Leibniz equality

I stumbled upon a paper that states leibniz equality is isometric to Martin-Löf identity, parametrically. Could this mean we can just skip the identity type entirely?

Leibniz equality is defined as:

(x ≡ y) = (P : A → Set) → P x → P y

Given any x and y, they're same only given any predicate P, P(x) if and only if P(y).

The paper presents that we can prove the leibniz equality to be reflexive, transitive and symmetric.

reflexive : {a : A} → (a ≡ a)
reflexive P = id

transitive : {a b c : A} → (a ≡ b) → (b ≡ c) → (a ≡ c)
transitive ab bc P = bc P ∘ ab P

symmetric : {a b : A} → (a ≡ b) → (b ≡ a)
symmetric {a} {b} ab Q = ab P (reflexive Q)
    P : A → Set
    P c = (Q c → Q a)

The symmetry is tricky, but not complicated. Shortly ab P has type (Q a → Q a) → (Q b → Q a).
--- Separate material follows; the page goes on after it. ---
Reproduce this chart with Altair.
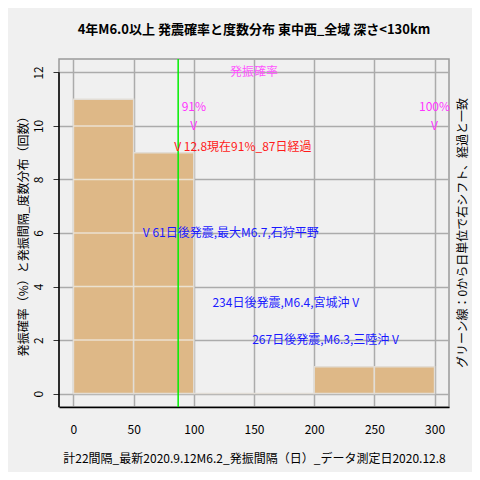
import altair as alt
import pandas as pd

# ---- data ----
bin_start = [0, 50, 100, 150, 200, 250]
bin_end = [50, 100, 150, 200, 250, 300]
counts = [11, 9, 0, 0, 1, 1]

prob_x = [100, 300]
prob_text = ["91%", "100%"]
prob_y = [10.7, 10.7]
prob_v_y = [10, 10]

elapsed_day = [87]
current_label = ["V 12.8現在91%_87日経過"]
current_y = [9.2]

event_day = [61, 234, 267]
event_y = [6.0, 3.4, 2.0]
event_label = ["V 61日後発震,最大M6.7,石狩平野", "234日後発震,M6.4,宮城沖 V", "267日後発震,M6.3,三陸沖 V"]
event_side = ["left", "right", "right"]

x_ticks = [0, 50, 100, 150, 200, 250, 300]
y_ticks = [0, 2, 4, 6, 8, 10, 12]

title = "4年M6.0以上 発震確率と度数分布 東中西_全域 深さ<130km"
x_title = "計22間隔_最新2020.9.12M6.2_発振間隔（日）_データ測定日2020.12.8"
y_title = "発振確率（%）と発振間隔_度数分布（回数）"
right_text = "グリーン線：0から日単位で右シフト、経過と一致"
prob_title = "発振確率"

FONT = "Noto Sans CJK JP"
W, H = 390, 348
XD = [-12, 312]
YD = [-0.5, 12.5]

bars = pd.DataFrame({"x0": bin_start, "x1": bin_end, "n": counts})
inner = pd.DataFrame([
    {"x0": s, "x1": e, "y": g}
    for s, e, n in zip(bin_start, bin_end, counts)
    for g in y_ticks if 0 < g < n
])

xs = alt.Scale(domain=XD, nice=False, zero=False)
ys = alt.Scale(domain=YD, nice=False, zero=False)

xaxis = alt.Axis(values=x_ticks, title=x_title, grid=True, gridColor="#ababab", gridWidth=1.5,
                 ticks=False, domain=True, domainColor="black", domainWidth=1.5,
                 labelFontSize=12, labelFont=FONT, labelColor="black", labelPadding=17,
                 titleFont=FONT, titleFontSize=12, titleFontWeight="normal", titleColor="black",
                 titlePadding=18, labelFlush=False)
yaxis = alt.Axis(values=y_ticks, title=y_title, grid=True, gridColor="#ababab", gridWidth=1.5,
                 ticks=True, tickSize=6, tickColor="#333333", domain=False,
                 labelFontSize=12, labelFont=FONT, labelColor="black", labelAngle=270,
                 labelAlign="center", labelBaseline="bottom", labelPadding=8,
                 titleFont=FONT, titleFontSize=12, titleFontWeight="normal", titleColor="black",
                 titlePadding=2, labelFlush=False)

base_bars = alt.Chart(bars).mark_rect(color="#DEB887", stroke="#e2ddd6", strokeWidth=1.5).encode(
    x=alt.X("x0:Q", scale=xs, axis=xaxis),
    x2="x1:Q",
    y=alt.Y("n:Q", scale=ys, axis=yaxis),
    y2=alt.datum(0),
)

inner_grid = alt.Chart(inner).mark_rule(color="#ebe1d0", strokeWidth=1.5).encode(
    x=alt.X("x0:Q", scale=xs), x2="x1:Q", y=alt.Y("y:Q", scale=ys)
)

green = alt.Chart(pd.DataFrame({"d": elapsed_day})).mark_rule(color="#00ee00", strokeWidth=1.5).encode(
    x=alt.X("d:Q", scale=xs), y=alt.value(0), y2=alt.value(H)
)

left_line = alt.Chart(pd.DataFrame({"t": [12]})).mark_rule(color="black", strokeWidth=1.5).encode(
    x=alt.value(0), y=alt.Y("t:Q", scale=ys), y2=alt.value(H)
)

prob_df = pd.DataFrame({"x": prob_x, "t": prob_text, "y": prob_y, "vy": prob_v_y})
prob_pct = alt.Chart(prob_df).mark_text(color="#ff33ff", fontSize=12, font=FONT).encode(
    x=alt.X("x:Q", scale=xs), y=alt.Y("y:Q", scale=ys), text="t:N"
)
prob_v = alt.Chart(prob_df).mark_text(color="#ff33ff", fontSize=12, font=FONT, text="V").encode(
    x=alt.X("x:Q", scale=xs), y=alt.Y("vy:Q", scale=ys)
)
prob_head = alt.Chart(pd.DataFrame({"t": [prob_title], "x": [150], "y": [12]})).mark_text(
    color="#ff55ff", fontSize=12, font=FONT).encode(
    x=alt.X("x:Q", scale=xs), y=alt.Y("y:Q", scale=ys), text="t:N"
)

cur = alt.Chart(pd.DataFrame({"x": elapsed_day, "y": current_y, "t": current_label})).mark_text(
    color="#ff1a1a", fontSize=12, font=FONT, align="left", dx=-4).encode(
    x=alt.X("x:Q", scale=xs), y=alt.Y("y:Q", scale=ys), text="t:N"
)

ev = pd.DataFrame({"x": event_day, "y": event_y, "t": event_label, "s": event_side})
ev_left = alt.Chart(ev[ev.s == "left"]).mark_text(
    color="#1a1aff", fontSize=12, font=FONT, align="left", dx=-4).encode(
    x=alt.X("x:Q", scale=xs), y=alt.Y("y:Q", scale=ys), text="t:N"
)
ev_right = alt.Chart(ev[ev.s == "right"]).mark_text(
    color="#1a1aff", fontSize=12, font=FONT, align="right", dx=4).encode(
    x=alt.X("x:Q", scale=xs), y=alt.Y("y:Q", scale=ys), text="t:N"
)

side = alt.Chart(pd.DataFrame({"t": [right_text]})).mark_text(
    color="black", fontSize=12, font=FONT, angle=270, align="center", baseline="middle").encode(
    x=alt.value(404), y=alt.value(H / 2), text="t:N"
)

chart = alt.layer(
    base_bars, inner_grid, green, left_line, prob_head, prob_pct, prob_v, cur, ev_left, ev_right, side
).properties(
    width=W, height=H,
    title=alt.TitleParams(title, font=FONT, fontSize=13, fontWeight="bold", color="black",
                          anchor="middle", offset=21),
    autosize=alt.AutoSizeParams(type="none"),
    padding={"left": 51, "top": 51, "right": 23, "bottom": 65},
    background="#f0f0f0",
).configure_view(stroke="#999999", strokeWidth=1.5)

chart.save("out.html", embed_options={"renderer": "svg", "actions": False})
I tried out few things on a paper using these rules. Things seem to work out rather well and it's really easy compared to identity type.

congruence : (a ≡ b) → (f a ≡ f b)
congruence ab Q = ab (Q ∘ f)

To prove congruence, you prepend function into the constructor.

pair-eq : (a ≡ b) → (c ≡ d) → ((a,c) ≡ (b,d))

To prove that pairs are equal, you first construct ((a,c) ≡ (b,c)), then construct ((b,c) ≡ (b,d)), then use transitivity.

sum-conflict : (inl a = inr b) → 0

To prove that items are not equal, you first prove that an element of type 1 is same as element of type 0, then you provide the constant. Helper function to do that:

P c = case c of inl a → 1; inr b → 0

This all is really motivating me to study dependent types because you only need dependent product for leibniz equality.